10 Oct 2012 U.S. Supreme Court Mulls Constitutionality of Race Quotas in Fisher v. University of Texas
roject 21’s John Meredith, Son of Civil Rights Icon James Meredith, Speaks Out Against Race Preferences, says His Father “Academically Earned His Place” at Ole Miss in 1962
Seeks End to “Any Practice That Would Force a School to Admit Anyone Other Than the Best Academic Candidate”
Washington, D.C. – On Tuesday, October 10, at approximately 1:00 PM eastern, justices on the U.S. Supreme Court will hear oral arguments in the case of Abigail Noel Fisher v. University of Texas at Austin. Should the justices overturn 2003’s Grutter ruling that determined that campus diversity is a “compelling state interest” by finding the university’s admissions process unconstitutional, it will set a major precedent outlawing affirmative action.
Black conservatives with the Project 21 leadership network urge the Court to rule in favor of colorblind admissions policies. The group joined an amicus curiae (“friend of the court”) brief submitted to the U.S. Supreme Court on Fisher’s behalf written by the Pacific Legal Foundation.

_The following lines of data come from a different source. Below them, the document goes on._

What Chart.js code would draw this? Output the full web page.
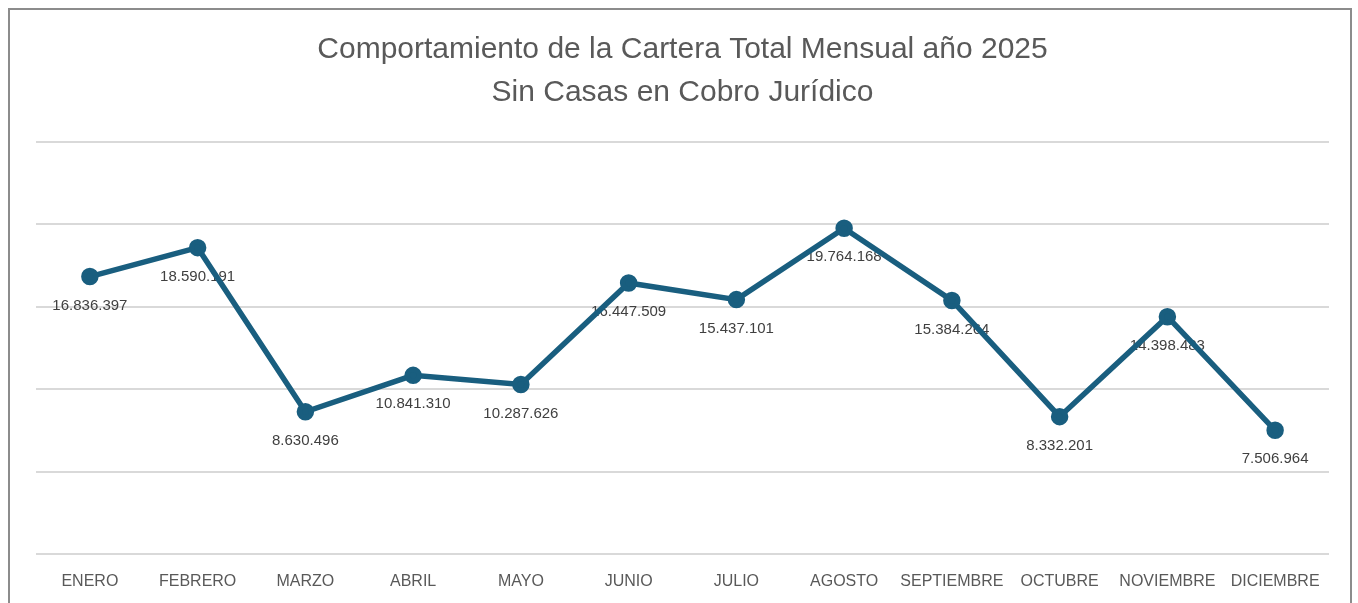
<!DOCTYPE html>
<html>
<head>
<meta charset="utf-8">
<script src="https://cdn.jsdelivr.net/npm/chart.js@4/dist/chart.umd.min.js"></script>
<style>
  html, body { margin: 0; padding: 0; background: #ffffff; }
  #wrap { position: relative; width: 1358px; height: 603px; overflow: hidden; }
  #frame { position: absolute; left: 8px; top: 8px; width: 1344px; height: 640px; border: 2px solid #8c8c8c; box-sizing: border-box; }
  #c { position: absolute; left: 0; top: 0; }
</style>
</head>
<body>
<div id="wrap">
  <div id="frame"></div>
  <canvas id="c" width="1358" height="603"></canvas>
</div>
<script>
const months = ["ENERO","FEBRERO","MARZO","ABRIL","MAYO","JUNIO","JULIO","AGOSTO","SEPTIEMBRE","OCTUBRE","NOVIEMBRE","DICIEMBRE"];
const cartera = [16836397, 18590191, 8630496, 10841310, 10287626, 16447509, 15437101, 19764168, 15384264, 8332201, 14398483, 7506964];
const titleLines = ["Comportamiento de la Cartera Total Mensual año 2025", "Sin Casas en Cobro Jurídico"];
const yMin = 0, yMax = 25000000, yStep = 5000000;

function fmt(v) { return String(v).replace(/\B(?=(\d{3})+(?!\d))/g, "."); }

const labelPlugin = {
  id: "pointLabels",
  beforeDatasetsDraw(chart) {
    const ctx = chart.ctx;
    const meta = chart.getDatasetMeta(0);
    ctx.save();
    ctx.font = "15px 'Liberation Sans', Arial, sans-serif";
    ctx.fillStyle = "#404040";
    ctx.textAlign = "center";
    ctx.textBaseline = "middle";
    meta.data.forEach((pt, i) => {
      ctx.fillText(fmt(chart.data.datasets[0].data[i]), pt.x, pt.y + 29);
    });
    ctx.restore();
  }
};

new Chart(document.getElementById("c"), {
  type: "line",
  data: {
    labels: months,
    datasets: [{
      data: cartera,
      borderColor: "#195e7f",
      backgroundColor: "#195e7f",
      borderWidth: 5.5,
      pointRadius: 6,
      pointBackgroundColor: "#195e7f",
      pointBorderColor: "#195e7f",
      tension: 0,
      clip: false
    }]
  },
  options: {
    responsive: false,
    animation: false,
    layout: { padding: { left: 36, right: 29, top: 0, bottom: 0 } },
    plugins: {
      legend: { display: false },
      tooltip: { enabled: false },
      title: {
        display: true,
        text: titleLines,
        color: "#595959",
        font: { family: "'Liberation Sans', Arial, sans-serif", size: 30, weight: "normal", lineHeight: 1.4333 },
        padding: { top: 28.5, bottom: 27.5 }
      }
    },
    scales: {
      x: {
        offset: true,
        grid: { display: false },
        border: { display: false },
        ticks: { color: "#595959", font: { family: "'Liberation Sans', Arial, sans-serif", size: 16 }, padding: 10, maxRotation: 0, autoSkip: false },
        afterFit(s) { s.height = 49; }
      },
      y: {
        min: yMin, max: yMax,
        ticks: { display: false, stepSize: yStep },
        border: { display: false },
        grid: { color: "#d9d9d9", lineWidth: 2, drawTicks: false },
        afterFit(s) { s.width = 0; }
      }
    }
  },
  plugins: [labelPlugin]
});
</script>
</body>
</html>
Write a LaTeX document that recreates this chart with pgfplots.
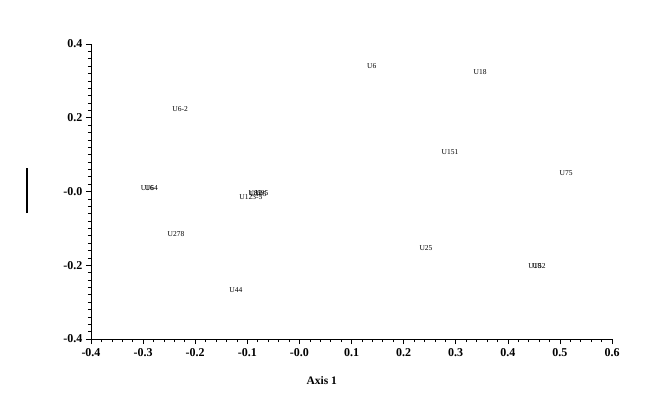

“My father was able to integrate the University of Mississippi 50 years ago this month because he had academically earned his place among the student body,” said Project 21 spokesman John Meredith, the son of civil rights icon James Meredith. “It is unconscionable that an institution of higher learning in America today would be forced to admit candidates who have not earned their place among the student body. I look forward to the Court ending any practice that would force a school to admit anyone other than the best academic candidate.”
“Call it ‘holistic.’ Call it ‘case by case.’ Call it whatever you want, but using race as a basis for admissions to college is wrong. It is finally time for this policy to come to an end,” said Project 21 spokesman Horace Cooper. “It’s the 21st century, and it’s well past time we acknowledge Dr. Martin Luther King’s colorblind vision as a reality in America today.” Cooper taught constitutional law at George Mason University in Virginia and was a senior counsel to U.S. House Majority Leader Dick Armey.
White plaintiff Abigail Fisher claims racial preferences caused her 2008 admissions application to be rejected in favor of a lesser-qualified minority candidate. After race-based admissions were outlawed in Texas in 1996 by the 5th Circuit Court of Appeals Hopwood decision, the U.S. Supreme Court cited a “compelling state interest” for classroom diversity in 2003 in its ruling in Grutter v. Bollinger. UT officials announced the re-introduction of racial considerations in the application process immediately thereafter.
The Pacific Legal Foundation amicus curiae brief joined by Project 21 was named by The Weekly Standard as “the most persuasive overall” of over 17 amicus briefs filed with the court for Fisher and against race preferences.
The brief notes, “Diversity cannot be viewed in a vacuum as an abstract good; constitutional scrutiny arises because of the means — racial classifications — that are being used to achieve the end… Unlike remedying past intentional discrimination, which has its roots in the historical evils of the slave trade, slavery and Jim Crow, the benefits flowing from a diverse student body was an invention of politically interested social scientists.”